Thursday, August 07, 2008

Since we're on the topic

of health and run-ins with vets and doctors and dodgy dentists, I can announce that my blood pressure is 102 / 70. Not too bad. I wonder what it was when I was training for the NCAC ride. I need a new Event. Or something.

Kato update


I just talked to the vet and she says K is doing fine, though not especially happy about his urethral catheter and Elizabethan collar. He had a pretty big blockage but she said it looked like I'd caught it almost immediately after it happened...his kidney levels and so forth were still normal. Phew. I'm glad Kato waited until I got back from my vacation to have a health emergency. While my roommate is a CNA, I wouldn't expect him to monitor the kitty quite that attentively unless I let him know ahead of time that he needed to watch for something.

What's next?

(Kato, relaxed and making air biscuits, a few months ago)
I don't know if I want to know what's next, actually. My tooth is much better today after a night of no mouthgard...amazing that it could be so painful and then almost fine (I can almost chew on it again!). Whatever I would have spent on the extra dental visit will now go toward Kato's vet bill though. Last night he was sitting forever in his litter box without 'results' of any kind, and he kept getting back in again, still without success. He's never had this problem before but I know cats (especially boys) are prone to this trouble, what with their little ductworks being so little, and that it is very serious. So this morning everyone was packed in his / her respective carrier and taken to the vet. Ripley had her 14-week checkup and next round of booster shots and was pronounced healthy; Kato's bladder was the size of an orange, the vet said, and he'll be staying at the vet overnight for maybe two nights (though I'm hoping he doesn't have to stay two...it's not exactly a cheap motel). He has to be anesthetized for the, er, procedure that will unblock him. Vet said I caught it early. He wasn't showing any other symptoms of illness--no fever, no vomiting--just obviously uncomfortable.

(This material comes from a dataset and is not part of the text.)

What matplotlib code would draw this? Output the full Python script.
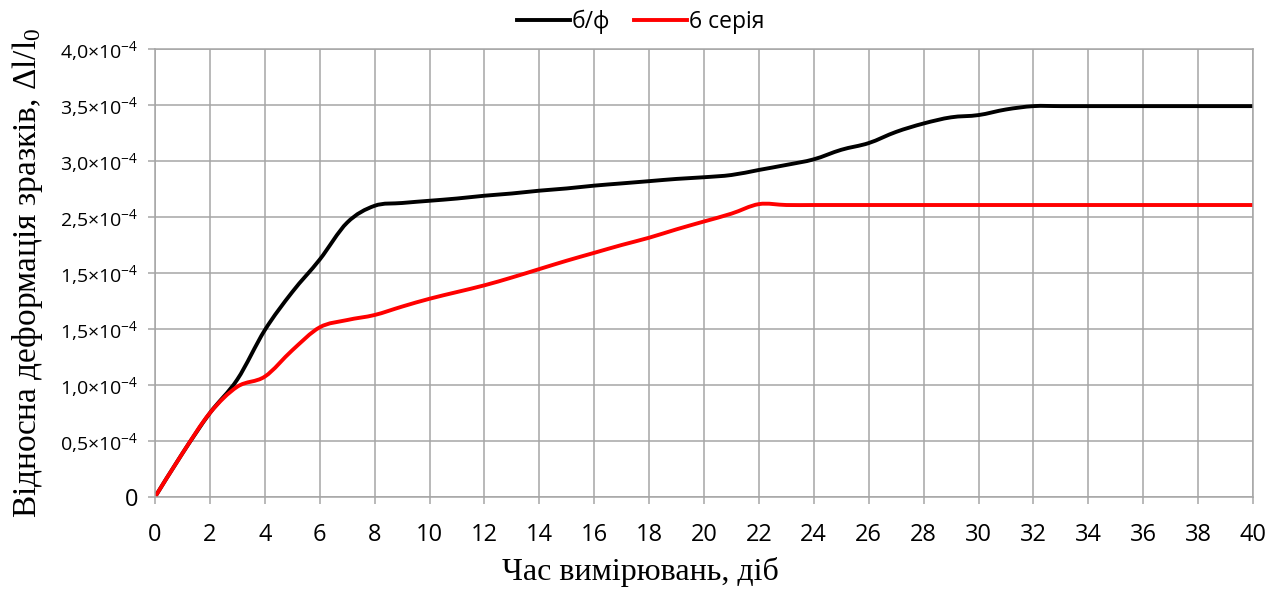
import numpy as np
import matplotlib
matplotlib.use('Agg')
import matplotlib.pyplot as plt
from matplotlib.path import Path
from matplotlib.patches import PathPatch
from matplotlib.lines import Line2D

# Час вимірювань, діб
dni = list(range(0, 41))

# Відносна деформація (у одиницях осі, 1 поділка = 0,5)
bf = [0.0, 0.39, 0.75, 1.05, 1.49, 1.83, 2.12, 2.45, 2.60, 2.625,
      2.645, 2.665, 2.69, 2.71, 2.735, 2.755, 2.78, 2.80, 2.82, 2.84,
      2.855, 2.875, 2.92, 2.965, 3.015, 3.10, 3.16, 3.26, 3.335, 3.39,
      3.41, 3.46, 3.49, 3.49, 3.49, 3.49, 3.49, 3.49, 3.49, 3.49, 3.49]
seria6 = [0.0, 0.39, 0.75, 0.985, 1.075, 1.31, 1.515, 1.58, 1.625, 1.70,
          1.77, 1.83, 1.89, 1.96, 2.035, 2.11, 2.18, 2.25, 2.315, 2.39,
          2.46, 2.53, 2.615, 2.607, 2.607, 2.607, 2.607, 2.607, 2.607, 2.607,
          2.607, 2.607, 2.607, 2.607, 2.607, 2.607, 2.607, 2.607, 2.607, 2.607, 2.607]

y_ticks = [0, 0.5, 1.0, 1.5, 2.0, 2.5, 3.0, 3.5, 4.0]
y_labels = ['0', '0,5×10^{-4}', '1,0×10^{-4}', '1,5×10^{-4}', '1,5×10^{-4}',
            '2,5×10^{-4}', '3,0×10^{-4}', '3,5×10^{-4}', '4,0×10^{-4}']
x_ticks = list(range(0, 41, 2))


def gladka(x, y):
    # згладжена крива через точки (сплайн Кетмела-Рома у вигляді кривих Безье)
    p = np.column_stack([x, y]).astype(float)
    pe = np.vstack([p[0], p, p[-1]])
    verts = [p[0]]
    codes = [Path.MOVETO]
    for i in range(len(p) - 1):
        a, b, c, d = pe[i], pe[i + 1], pe[i + 2], pe[i + 3]
        verts += [b + (c - a) / 6, c - (d - b) / 6, c]
        codes += [Path.CURVE4] * 3
    return Path(verts, codes)


plt.rcParams['font.family'] = ['Open Sans', 'DejaVu Sans']

fig = plt.figure(figsize=(12.74, 5.89), dpi=100)
ax = fig.add_axes([155 / 1274, 1 - 497 / 589, 1098 / 1274, 448 / 589])

serii = [(bf, '#000000', 'б/ф'), (seria6, '#ff0000', '6 серія')]
uchwyty = []
for dane, kolir, nazva in serii:
    ax.add_patch(PathPatch(gladka(dni, dane), fill=False, edgecolor=kolir, lw=2.8,
                           capstyle='round', joinstyle='round'))
    uchwyty.append(Line2D([], [], color=kolir, lw=2.8, label=nazva))

ax.set_xlim(0, 40)
ax.set_ylim(0, 4.0)
ax.set_xticks(x_ticks)
ax.set_yticks(y_ticks)
ax.set_yticklabels([l if l == '0' else r'$\mathregular{' + l.replace(',', '{,}') + '}$'
                    for l in y_labels])
ax.grid(True, color='#a6a6a6', lw=1.1)
ax.set_axisbelow(True)
for s in ax.spines.values():
    s.set_color('#a6a6a6')
    s.set_linewidth(1.1)
ax.tick_params(axis='both', colors='#a6a6a6', labelcolor='black',
               length=5, width=1.1)
ax.tick_params(axis='x', pad=14, labelsize=17)
ax.tick_params(axis='y', pad=7, labelsize=14)
ax.get_yticklabels()[0].set_fontsize(17)

ax.set_xlabel('Час вимірювань, діб', family='Liberation Serif', fontsize=23,
              va='baseline')
ax.xaxis.set_label_coords(0.442, -0.185)
ax.set_ylabel(r'Відносна деформація зразків, Δl/l$\mathregular{_0}$',
              family='Liberation Serif', fontsize=24)
ax.yaxis.set_label_coords(-0.1, 0.5)

fig.legend(handles=uchwyty, loc='center', bbox_to_anchor=(0.503, 1 - 22 / 589), ncol=2,
           frameon=False, fontsize=16.5, handlelength=2.3, handletextpad=0.1,
           columnspacing=1.05)

plt.savefig('out.png', dpi=100)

Wednesday, August 06, 2008

Owwww charlie


I wish Rite Aid carried these. I think they'd work a bit better than what I'm using and the ad suggests that even little children like them. I'm having some kind of dental adventure mystery that won't begin to be solved until tomorrow at 1:45. I haven't experienced this level of pain since the morning after my knee surgery. Though I seem to be still able to blog about it and think of things to which it compares (Dustin Hoffman vs. Laurence Olivier in "Marathon Man" comes to mind) so it can't be all that bad. The toothache drops must be kickin' in.

Sunday, August 03, 2008

More than the sum of our chromosomes

My first thought as I read this NY Times op-ed, "The XY Games" was resentment for the sexism behind the requirement that female athletes have to prove they are sufficiently female. As the author of the article points out, merely testing for the presence of a Y chromosome is inconclusive. It seems like the difficulty and scandal in screening out all the performance enhancing drugs and blood doping makes trying to figure out for sure who's genetically male or female not so relevant. The Greeks had an Olympic gender test too lest any girls try to sneak in. Change is a long time coming. If an athlete who knows inside he's male wants the gold so bad that he's willing to sacrifice his male privilege on the altar, goddess bless him.